Entah kata apa yang cocok untuk menggambarkan kota ini, kota dengan ribuan bunyi klakson, dengan jutaan lampu kendaraan, dengan derungan motor-motor tak bertanggung jawab. Kota dengan ribuan pengendara yang meng-aku-kan diri sebagai seorang rossi jalanan. Dengan pengendara yang asal serobot lampu merah , membuat jalanan semakin ramai memekkkan telinga.
Kota dengan gedung-gedung pencakar langit, gedung yang seakan saling berlomba untuk tumbuh paling besardan tinggi. Gedung dengan kilauan cahaya lampu di setiap sudut mata memandang. Bangunan-bangunan pusat perbelanjaan yang tak terhitung jumlahnya, yang tanpa disadari itu menjadi salah satu umpan dari kepadatan kota ini.

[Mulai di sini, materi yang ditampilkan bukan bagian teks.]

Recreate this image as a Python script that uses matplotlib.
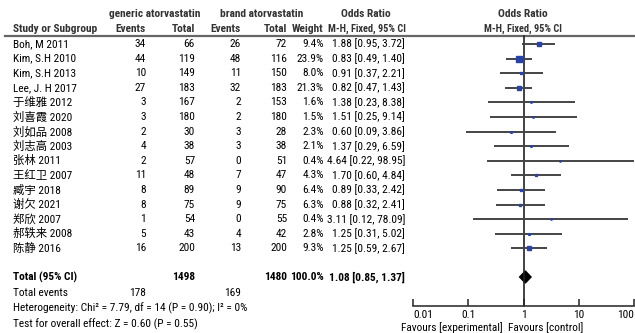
import matplotlib
matplotlib.use("Agg")
import matplotlib.pyplot as plt
from matplotlib import font_manager

# font: narrow latin if there is one, CJK as fallback
names = {f.name for f in font_manager.fontManager.ttflist}
narrow = ['Liberation Sans Narrow', 'Arial Narrow', 'Roboto Condensed', 'Open Sans Condensed']
latin = next((n for n in narrow if n in names), None)
if latin is None:
    latin = 'Liberation Sans'
    fs = 7.0
else:
    fs = 8.2
plt.rcParams['font.family'] = [latin, 'Noto Sans CJK SC', 'DejaVu Sans']

studies = ['Boh, M 2011', 'Kim, S.H 2010', 'Kim, S.H 2013', 'Lee, J. H 2017', '于维雅 2012',
           '刘喜霞 2020', '刘如品 2008', '刘志高 2003', '张林 2011', '王红卫 2007',
           '臧宇 2018', '谢欠 2021', '郑欣 2007', '郝轶来 2008', '陈静 2016']
gen_events = [34, 44, 10, 27, 3, 3, 2, 4, 2, 11, 8, 8, 1, 5, 16]
gen_total = [66, 119, 149, 183, 167, 180, 30, 38, 57, 48, 89, 75, 54, 43, 200]
brand_events = [26, 48, 11, 32, 2, 2, 3, 3, 0, 7, 9, 9, 0, 4, 13]
brand_total = [72, 116, 150, 183, 153, 180, 28, 38, 51, 47, 90, 75, 55, 42, 200]
weights = [9.4, 23.9, 8.0, 21.3, 1.6, 1.5, 2.3, 2.1, 0.4, 4.3, 6.4, 6.3, 0.4, 2.8, 9.3]
odds = [1.88, 0.83, 0.91, 0.82, 1.38, 1.51, 0.60, 1.37, 4.64, 1.70, 0.89, 0.88, 3.11, 1.25, 1.25]
ci_low = [0.95, 0.49, 0.37, 0.47, 0.23, 0.25, 0.09, 0.29, 0.22, 0.60, 0.33, 0.32, 0.12, 0.31, 0.59]
ci_high = [3.72, 1.40, 2.21, 1.43, 8.38, 9.14, 3.86, 6.59, 98.95, 4.84, 2.42, 2.41, 78.09, 5.02, 2.67]
total_gen, total_brand = 1498, 1480
events_gen, events_brand = 178, 169
total_or, total_lo, total_hi = 1.08, 0.85, 1.37
xticks = [0.01, 0.1, 1, 10, 100]
xtick_labels = ['0.01', '0.1', '1', '10', '100']

W, H = 635, 333
fig = plt.figure(figsize=(W / 100, H / 100), dpi=100)
ax = fig.add_axes([0, 0, 1, 1])
ax.set_xlim(0, W)
ax.set_ylim(H, 0)
ax.axis('off')

row_y = [44 + i * 14.6 for i in range(len(studies))]
y_total = 277
hc = '#333333'

# headers
ax.text(155, 14, 'generic atorvastatin', ha='center', va='center', fontsize=fs, fontweight='bold', color=hc)
ax.text(262, 14, 'brand atorvastatin', ha='center', va='center', fontsize=fs, fontweight='bold', color=hc)
ax.text(366, 14, 'Odds Ratio', ha='center', va='center', fontsize=fs, fontweight='bold', color=hc)
ax.text(523, 14, 'Odds Ratio', ha='center', va='center', fontsize=fs, fontweight='bold', color=hc)
hy = 29
ax.text(13, hy, 'Study or Subgroup', ha='left', va='center', fontsize=fs, fontweight='bold', color=hc)
ax.text(146, hy, 'Events', ha='right', va='center', fontsize=fs, fontweight='bold', color=hc)
ax.text(195, hy, 'Total', ha='right', va='center', fontsize=fs, fontweight='bold', color=hc)
ax.text(241, hy, 'Events', ha='right', va='center', fontsize=fs, fontweight='bold', color=hc)
ax.text(287, hy, 'Total', ha='right', va='center', fontsize=fs, fontweight='bold', color=hc)
ax.text(323, hy, 'Weight', ha='right', va='center', fontsize=fs, fontweight='bold', color=hc)
ax.text(406, hy, 'M-H, Fixed, 95% CI', ha='right', va='center', fontsize=fs * 0.9, fontweight='bold', color=hc)
ax.text(523, hy, 'M-H, Fixed, 95% CI', ha='center', va='center', fontsize=fs * 0.9, fontweight='bold', color=hc)
ax.plot([5, W], [36, 36], color='#666666', lw=1.6)

# study rows
for i, s in enumerate(studies):
    y = row_y[i]
    ax.text(13, y, s, ha='left', va='center', fontsize=fs)
    ax.text(146, y, str(gen_events[i]), ha='right', va='center', fontsize=fs)
    ax.text(195, y, str(gen_total[i]), ha='right', va='center', fontsize=fs)
    ax.text(241, y, str(brand_events[i]), ha='right', va='center', fontsize=fs)
    ax.text(287, y, str(brand_total[i]), ha='right', va='center', fontsize=fs)
    ax.text(324, y, f'{weights[i]:.1f}%', ha='right', va='center', fontsize=fs)
    ax.text(405, y, f'{odds[i]:.2f} [{ci_low[i]:.2f}, {ci_high[i]:.2f}]', ha='right', va='center', fontsize=fs)

# totals
ax.text(13, y_total, 'Total (95% CI)', ha='left', va='center', fontsize=fs, fontweight='bold')
ax.text(195, y_total, str(total_gen), ha='right', va='center', fontsize=fs, fontweight='bold')
ax.text(287, y_total, str(total_brand), ha='right', va='center', fontsize=fs, fontweight='bold')
ax.text(324, y_total, '100.0%', ha='right', va='center', fontsize=fs, fontweight='bold')
ax.text(405, y_total, f'{total_or:.2f} [{total_lo:.2f}, {total_hi:.2f}]', ha='right', va='center', fontsize=fs, fontweight='bold')
ax.text(13, 293, 'Total events', ha='left', va='center', fontsize=fs)
ax.text(146, 293, str(events_gen), ha='right', va='center', fontsize=fs)
ax.text(241, 293, str(events_brand), ha='right', va='center', fontsize=fs)
ax.text(13, 308, 'Heterogeneity: Chi² = 7.79, df = 14 (P = 0.90); I² = 0%', ha='left', va='center', fontsize=fs)
ax.text(13, 324, 'Test for overall effect: Z = 0.60 (P = 0.55)', ha='left', va='center', fontsize=fs)

# forest panel
x0, x1 = 413, 634
fa = fig.add_axes([x0 / W, 0, (x1 - x0) / W, 1])
fa.patch.set_alpha(0)
fa.set_xscale('log')
fa.set_xlim(0.01, 100)
fa.set_ylim(H, 0)
for sp in ['top', 'left', 'right']:
    fa.spines[sp].set_visible(False)
fa.spines['bottom'].set_position(('data', 306))
fa.spines['bottom'].set_color(hc)
fa.spines['bottom'].set_linewidth(1.2)
fa.set_yticks([])
fa.set_xticks(xticks)
fa.set_xticklabels(xtick_labels)
fa.minorticks_off()
fa.tick_params(axis='x', direction='in', length=5, width=1.2, color=hc, labelsize=fs, pad=3)
tl = fa.get_xticklabels()
tl[0].set_ha('left')
tl[-1].set_ha('right')

fa.plot([1, 1], [36, 306], color='#222222', lw=1.2)
for i in range(len(studies)):
    y = row_y[i]
    fa.plot([ci_low[i], ci_high[i]], [y, y], color='#444444', lw=1.4, solid_capstyle='butt', clip_on=False)
    size_px = 1.05 * weights[i] ** 0.5
    fa.plot(odds[i], y, marker='s', color='#2743a8', markersize=max(size_px, 1.2) * 0.72, lw=0)

fa.fill([total_lo, total_or, total_hi, total_or], [y_total, y_total - 6, y_total, y_total + 6], color='black')

ax.text(503, 328, 'Favours [experimental]', ha='right', va='center', fontsize=fs)
ax.text(508, 328, 'Favours [control]', ha='left', va='center', fontsize=fs)

fig.savefig('out.png', dpi=100)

Ya, inilah kota besar itu, kota dengan segala keluhan panik dari beberapa penumpang metromini. Bagaimana tidak, supir dari mobil berwarna keorenan ini seakan sedang bermain dengan sebuah nyawa. Ia menganggap mengemudikan metromini itu seperti sedang bermain bombomkar. Tetapi angkutan berkapasitas kurang lebih dua puluh lima kursi ini selalu menjadi pilihan utama transportasi bagi setiap penduduk kota ini. Jelas saja, ia mampu menempuh puluhan kilo perjalanan hanya dengan selembar uang pangeran antasari dan selembar uang kapitan patimura, itu tentu belum termasuk jaminan kecelakaan. Jadi sudah jelas, hanya orang-orang pilihan yang mampu tidur lelap di metromini ini. Hanya orang pilihan yang mampu duduk tenang saat si oren asik menyerobot beberapa kendaraan lainnya.

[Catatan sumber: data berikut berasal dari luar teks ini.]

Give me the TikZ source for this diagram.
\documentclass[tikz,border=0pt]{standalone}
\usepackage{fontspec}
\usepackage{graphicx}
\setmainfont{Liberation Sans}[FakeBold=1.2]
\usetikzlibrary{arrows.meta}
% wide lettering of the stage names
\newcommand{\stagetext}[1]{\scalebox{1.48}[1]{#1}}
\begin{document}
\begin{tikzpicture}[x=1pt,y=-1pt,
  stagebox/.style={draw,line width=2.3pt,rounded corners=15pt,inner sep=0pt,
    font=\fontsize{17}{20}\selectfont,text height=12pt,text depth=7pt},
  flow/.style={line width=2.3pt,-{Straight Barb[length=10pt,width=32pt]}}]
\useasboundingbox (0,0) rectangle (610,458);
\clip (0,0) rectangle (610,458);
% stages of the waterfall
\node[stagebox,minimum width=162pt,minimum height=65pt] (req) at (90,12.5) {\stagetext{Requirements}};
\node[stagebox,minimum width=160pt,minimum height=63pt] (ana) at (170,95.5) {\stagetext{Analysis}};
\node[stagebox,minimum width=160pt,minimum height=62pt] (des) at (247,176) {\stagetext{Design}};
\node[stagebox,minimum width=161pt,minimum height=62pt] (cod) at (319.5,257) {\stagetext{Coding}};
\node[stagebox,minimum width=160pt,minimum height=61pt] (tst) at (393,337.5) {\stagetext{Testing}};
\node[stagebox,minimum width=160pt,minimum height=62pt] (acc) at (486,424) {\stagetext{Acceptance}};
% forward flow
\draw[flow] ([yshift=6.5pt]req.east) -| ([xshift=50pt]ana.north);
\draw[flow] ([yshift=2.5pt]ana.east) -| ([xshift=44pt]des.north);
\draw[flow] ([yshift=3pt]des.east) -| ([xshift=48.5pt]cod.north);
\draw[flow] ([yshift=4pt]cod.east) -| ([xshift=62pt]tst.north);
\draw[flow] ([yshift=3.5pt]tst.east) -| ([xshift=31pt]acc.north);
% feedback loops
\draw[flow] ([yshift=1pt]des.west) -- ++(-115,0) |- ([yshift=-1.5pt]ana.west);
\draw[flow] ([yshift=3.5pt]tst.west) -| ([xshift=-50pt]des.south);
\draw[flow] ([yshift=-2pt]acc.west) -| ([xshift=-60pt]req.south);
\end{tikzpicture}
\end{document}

Inilah kota besar itu, kota yang terkenal dengan kemacetan parah, kota dengan volume kendaraan terbanyak. Kota dengan angkutan umum yang sesuka hati parkir sembarang, menaik dan menurunkan penumpang tidak sadar tempat. Inilah kota itu, kota yang setiap musim hujan selalu ramai dengan berita kebanjiran. Kota yang sejumlah kali diganti label menjadi tempat pembuangan sampah, tapi kota ini juga yang selalu mengeluh bila banjir datang. Kota yang hampir jarang di temui pepohonan, karena semua lahan habis dilahap mereka yang ingin berlomba memamerkan gedung pencakar langit. Kota yang panasnya seperti matahari berada sejengkal tangan di atas kepala.
Inilah kota besar itu, kota yang akan sepi hanya saat hari besar, ya iyalah, lha wong semua isi penduduknya perantau kok. Inilah kota itu, kota dengan jumlah pengamen dan pengemis yang entah ada berapa lusin. Pengamen yang bermacam bentuk, dari yang berdandan ala preman sampai ala ustad, tapi semua sama, seakan seperti sedang menodong para penumpang angkutan. Ini kota dimana antara pengamen dan knek si oren saling berteriak kasar. Kota dimana perempuan bebas mengekspresikan lekukan tubuhnya dan laki-laki bebas meng-eleminasikannya.
Inilah kota itu, kota dengan polusi yang menyakitkan hidung, menyesakkan nafas, pemborosan masker bukan? Namun semakin panas kota ini, semakin padat kota ini, semakin bau kota ini, semakin kasar kota ini, entah mengapa semakin banyak saja manusia-manusia dari kota lain yang memutuskan untuk menetap di kota ini. Alasan pekerjaan katanya.
Ya, benar, ini Jakarta, kota besar itu, kota dengan segala sumber mata pencahariannya, tapi juga dengan sejuta keluhannya, kota yang siang malam tak ada bedanya, tak ada sepinya, kota yang semakin malam semakin menunjukkan kekerasannya.
Bagi mereka yang sanggup tinggal di kota ini, maka mereka mampu menikmatinya, menganggap itu semua adalah sebuah permainan yang harus di menangkan, tapi untuk yang tidak sanggup, hanya ada satu saran,tinggalkan saja kota ini, toh Jakarta tidak akan pernah merasa kehilangan.